Posted 5.25.09 at 05:34 am by Roy Osing | Permalink | Comments (0)

May 19, 2009

Constructive Emulation: the Key to Innovation

The quest for the original idea, the break-through solution; the silver bullet - how often is it achieved and is it really necessary for success?

In most cases I would say NO! The fact is there is an absolute limit on the number of truly original ideas that can be discovered and transformed into business success. Sure, you can point to the social media applications and Apple’s iPod product line to conclude that originality is alive and well in the business development world. But relative to the amount of business seeking activity, silver bullets are few and far between.

In any event I don’t think they are truly necessary for organizations to build a BE DiFFERENT strategy to thrive and survive.

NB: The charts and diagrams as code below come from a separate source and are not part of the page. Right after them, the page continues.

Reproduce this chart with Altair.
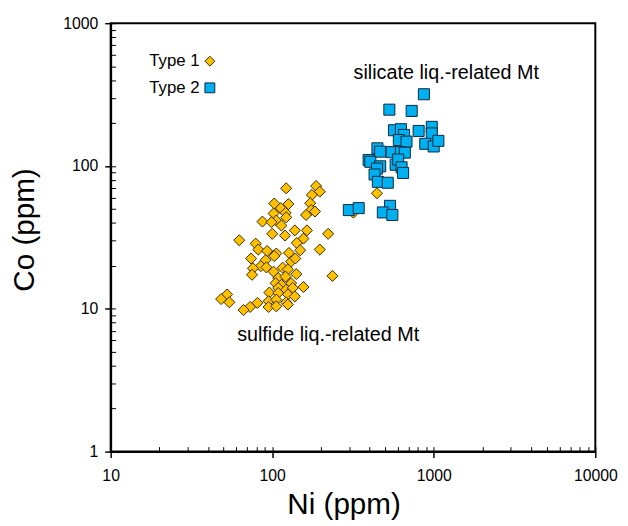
import altair as alt
import pandas as pd

# ---- data ----
t1_ni = [122, 187, 197, 176, 103, 126, 172, 113, 174, 184, 102, 121, 162, 87, 106, 99, 122, 114,
         100, 120, 138, 164, 222, 62.5, 156, 79, 142, 82, 93, 106, 127, 149, 197, 74, 91, 103,
         131, 139, 85, 76, 92, 116, 125, 102, 75, 141, 236, 109, 121, 105, 114, 131, 156, 109,
         122, 134, 96, 109, 52.6, 125, 138, 48.3, 54.3, 81, 95, 106, 122, 73, 66.5, 95, 106, 125,
         445, 318]
t1_co = [69.8, 72.4, 66.1, 62.7, 54.6, 54.1, 54.9, 50.7, 49.1, 48.0, 46.5, 47.0, 45.4, 40.8, 41.5,
         40.4, 43.7, 38.3, 33.5, 32.6, 35.4, 35.4, 33.5, 30.2, 31.0, 28.6, 28.9, 26.0, 25.4, 24.4,
         24.6, 25.7, 26.0, 22.5, 21.9, 23.4, 21.4, 22.5, 19.9, 19.2, 19.5, 19.4, 18.9, 18.2, 17.3,
         17.5, 17.0, 16.4, 16.8, 15.1, 14.7, 15.1, 14.2, 14.0, 13.6, 14.0, 13.0, 12.9, 12.6, 12.6,
         12.2, 11.7, 11.1, 11.0, 11.3, 11.6, 11.1, 10.3, 9.8, 10.3, 10.4, 10.7, 64.4, 47.1]
t2_ni = [869, 531, 730, 567, 626, 655, 806, 972, 972, 608, 678, 886, 999, 1068, 448, 466, 549, 626,
         662, 395, 405, 466, 445, 581, 602, 632, 646, 430, 451, 519, 298, 343, 536, 484, 554]
t2_co = [318, 248, 243, 178, 181, 165, 176, 188, 169, 152, 148, 143, 137, 150, 133, 126, 125, 125,
         124, 110, 107, 99.5, 95.9, 102, 111, 97.9, 89.4, 87.2, 77.5, 76.3, 49.1, 50.7, 52.6, 47.3,
         45.4]
labels = ["Type 1", "Type 2"]
note_text = ["silicate liq.-related Mt", "sulfide liq.-related Mt"]
note_ni = [1195, 222]
note_co = [405, 5.95]
x_major = [10, 100, 1000, 10000]
y_major = [1, 10, 100, 1000]
x_minor = [m * 10 ** k for k in (1, 2, 3) for m in range(1, 10)] + [10000]
y_minor = [m * 10 ** k for k in (0, 1, 2) for m in range(1, 10)] + [1000]

df = pd.DataFrame({
    "Ni": t1_ni + t2_ni,
    "Co": t1_co + t2_co,
    "type": [labels[0]] * len(t1_ni) + [labels[1]] * len(t2_ni),
})
notes = pd.DataFrame({"Ni": note_ni, "Co": note_co, "text": note_text})

FONT = "Liberation Sans"
PAD = "\u00a0" * 4 + "\u200b"   # trailing gap between label and its symbol (kept from trimming)
xs = alt.Scale(type="log", domain=[10, 10000], nice=False)
ys = alt.Scale(type="log", domain=[1, 1000], nice=False)

leg = alt.Legend(orient="none", legendX=92, legendY=30, labelAlign="right", labelOffset=0,
                 labelExpr="datum.label + '" + PAD + "'",
                 labelFontSize=17, labelFont=FONT, labelColor="black",
                 symbolSize=100, symbolStrokeWidth=1, rowPadding=9, title=None)

main_x = alt.Axis(values=x_major, format="d", title="Ni (ppm)", orient="bottom", tickSize=6,
                  labelPadding=10, labelFlush=False, grid=False, domainColor="black",
                  domainWidth=2, tickColor="black", tickWidth=1.5,
                  titleX=236, titleY=63, titleBaseline="alphabetic")
main_y = alt.Axis(values=y_major, format="d", title="Co (ppm)", orient="left", tickSize=6,
                  labelPadding=7, labelFlush=False, grid=False, domainColor="black",
                  domainWidth=2, tickColor="black", tickWidth=1.5,
                  titleX=-78, titleY=209, titleBaseline="alphabetic", titleAngle=270)
minor_x = alt.Axis(values=x_minor, labels=False, title=None, orient="bottom", tickSize=5, offset=-5,
                   domain=False, grid=False, tickColor="black", tickWidth=1)
minor_y = alt.Axis(values=y_minor, labels=False, title=None, orient="left", tickSize=5, offset=-5,
                   domain=False, grid=False, tickColor="black", tickWidth=1)

minor = alt.Chart(df).mark_point(opacity=0).encode(
    x=alt.X("Ni:Q", scale=xs, axis=minor_x),
    y=alt.Y("Co:Q", scale=ys, axis=minor_y),
)

points = alt.Chart(df).mark_point(filled=True, size=125, opacity=1, strokeWidth=1).encode(
    x=alt.X("Ni:Q", scale=xs, axis=main_x),
    y=alt.Y("Co:Q", scale=ys, axis=main_y),
    fill=alt.Fill("type:N", scale=alt.Scale(domain=labels, range=["#FFC000", "#00B0F0"]), legend=leg),
    shape=alt.Shape("type:N", scale=alt.Scale(domain=labels, range=["diamond", "square"]), legend=leg),
    stroke=alt.Stroke("type:N", scale=alt.Scale(domain=labels, range=["#3a2c00", "#0b2a40"]), legend=leg),
)

text = alt.Chart(notes).mark_text(font=FONT, fontSize=20, color="black", baseline="alphabetic").encode(
    x=alt.X("Ni:Q", scale=xs, axis=None),
    y=alt.Y("Co:Q", scale=ys, axis=None),
    text="text:N",
)

chart = alt.layer(minor, points, text).resolve_axis(
    x="independent", y="independent"
).properties(
    width=491, height=434,
    padding={"left": 104, "top": 12, "right": 25, "bottom": 72},
    autosize=alt.AutoSizeParams(type="none"),
).configure_view(
    stroke="black", strokeWidth=2
).configure_axis(
    labelFont=FONT, titleFont=FONT, labelFontSize=16, titleFontSize=30,
    titleFontWeight="normal", labelColor="black", titleColor="black",
)

chart.save("out.html", embed_options={"renderer": "svg", "actions": False})
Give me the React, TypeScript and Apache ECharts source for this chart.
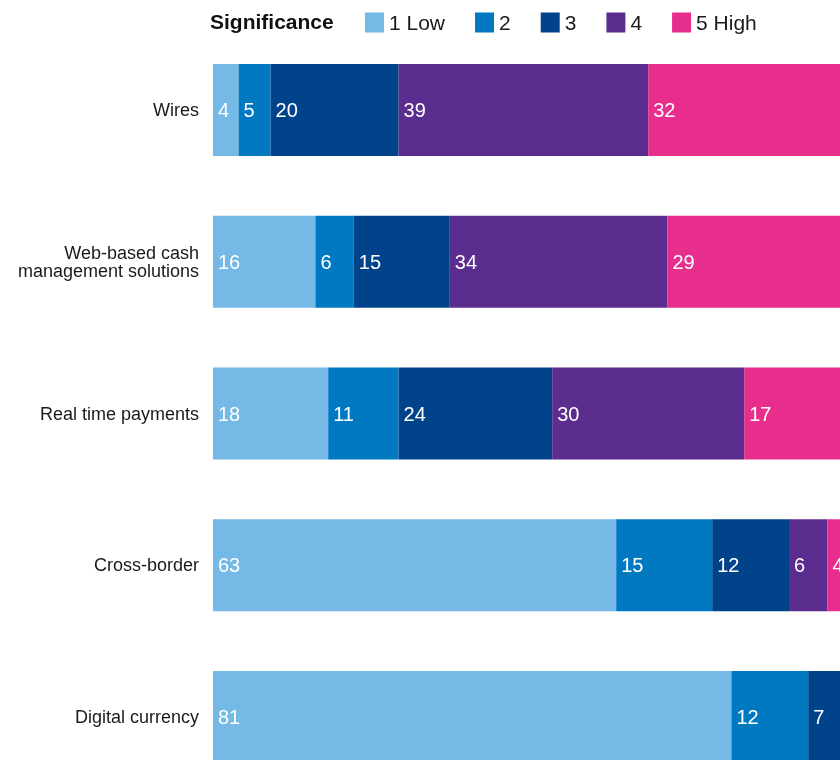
import React, { useEffect, useRef } from "react";
import * as echarts from "echarts";

const categories = [
  "Wires",
  "Web-based cash\nmanagement solutions",
  "Real time payments",
  "Cross-border",
  "Digital currency",
];
const seriesNames = ["1 Low", "2", "3", "4", "5 High"];
const lowValues = [4, 16, 18, 63, 81];
const level2Values = [5, 6, 11, 15, 12];
const level3Values = [20, 15, 24, 12, 7];
const level4Values = [39, 34, 30, 6, 0];
const highValues = [32, 29, 17, 4, 0];
const colors = ["#75B9E7", "#0079C1", "#00438A", "#5B2D8E", "#E72E8C"];

const FONT = "'Liberation Sans', Arial, Helvetica, sans-serif";

export default function App() {
  const ref = useRef<HTMLDivElement>(null);
  useEffect(() => {
    if (!ref.current) return;
    const chart = echarts.init(ref.current, null, { renderer: "svg" });
    const allValues = [lowValues, level2Values, level3Values, level4Values, highValues];
    chart.setOption({
      animation: false,
      textStyle: { fontFamily: FONT },
      title: {
        text: "Significance",
        left: 210,
        top: 11,
        padding: 0,
        textStyle: { fontSize: 21, fontWeight: "bold", color: "#111", fontFamily: FONT },
      },
      legend: {
        data: seriesNames,
        left: 365,
        top: 12,
        padding: 0,
        icon: "rect",
        itemWidth: 19,
        itemHeight: 20,
        itemGap: 30,
        textStyle: { fontSize: 21, color: "#1a1a1a", fontFamily: FONT },
      },
      grid: {
        left: 213,
        top: 34,
        width: 640,
        height: 759,
        containLabel: false,
        outerBoundsMode: "none",
      },
      xAxis: { type: "value", min: 0, max: 100, show: false },
      yAxis: {
        type: "category",
        inverse: true,
        data: categories,
        axisLine: { show: false },
        axisTick: { show: false },
        splitLine: { show: false },
        axisLabel: {
          fontSize: 18,
          color: "#1a1a1a",
          margin: 14,
          lineHeight: 18,
          fontFamily: FONT,
        },
      },
      series: seriesNames.map((name, i) => ({
        name,
        type: "bar",
        stack: "total",
        barWidth: 92,
        data: allValues[i],
        itemStyle: { color: colors[i] },
        label: {
          show: true,
          position: "insideLeft",
          distance: 5,
          color: "#fff",
          fontSize: 20,
          fontFamily: FONT,
          formatter: (p: any) => (p.value ? String(p.value) : ""),
        },
      })),
    });
    return () => chart.dispose();
  }, []);
  return (
    <div
      style={{ position: "fixed", left: 0, top: 0, width: 840, height: 760, overflow: "hidden" }}
    >
      <div ref={ref} style={{ width: 880, height: 820 }} />
    </div>
  );
}
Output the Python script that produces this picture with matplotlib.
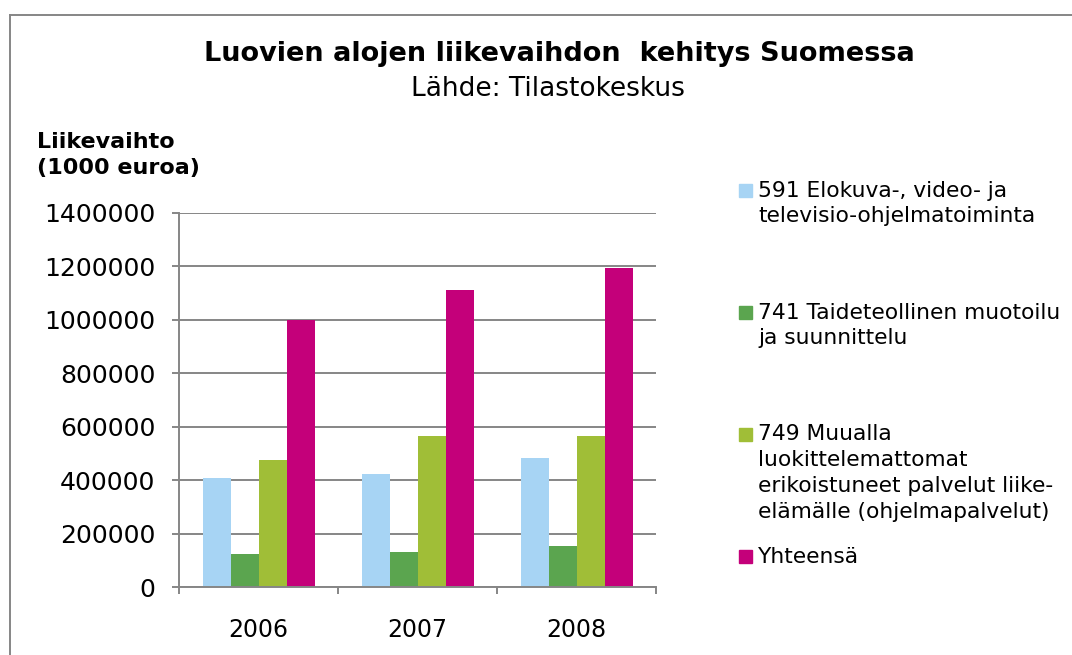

In my book and my seminars I spent a great deal of time discussing the importance of getting your plan ‘just about right’ and executing it pristinely and flawlessly. I suggest that roughly 20% of your time be spent developing the essence of your plan and 80% on figuring out how to implement it. The issue is that rarely is competitive advantage the result of the essence of a plan; rather it comes with people working together day-in and day-out in the trenches executing it better that ‘the bad guys’.

I have learned that the most effective way of ‘getting the herd heading slightly west’ is to research the plethora of ways others are conducting business and find an idea that excites you. Take the idea, morph it to fit the particulars of your organization and then execute it relentlessly and with emotional energy.

My term for this process is Constructive Emulation: Learn, discover, adapt and execute.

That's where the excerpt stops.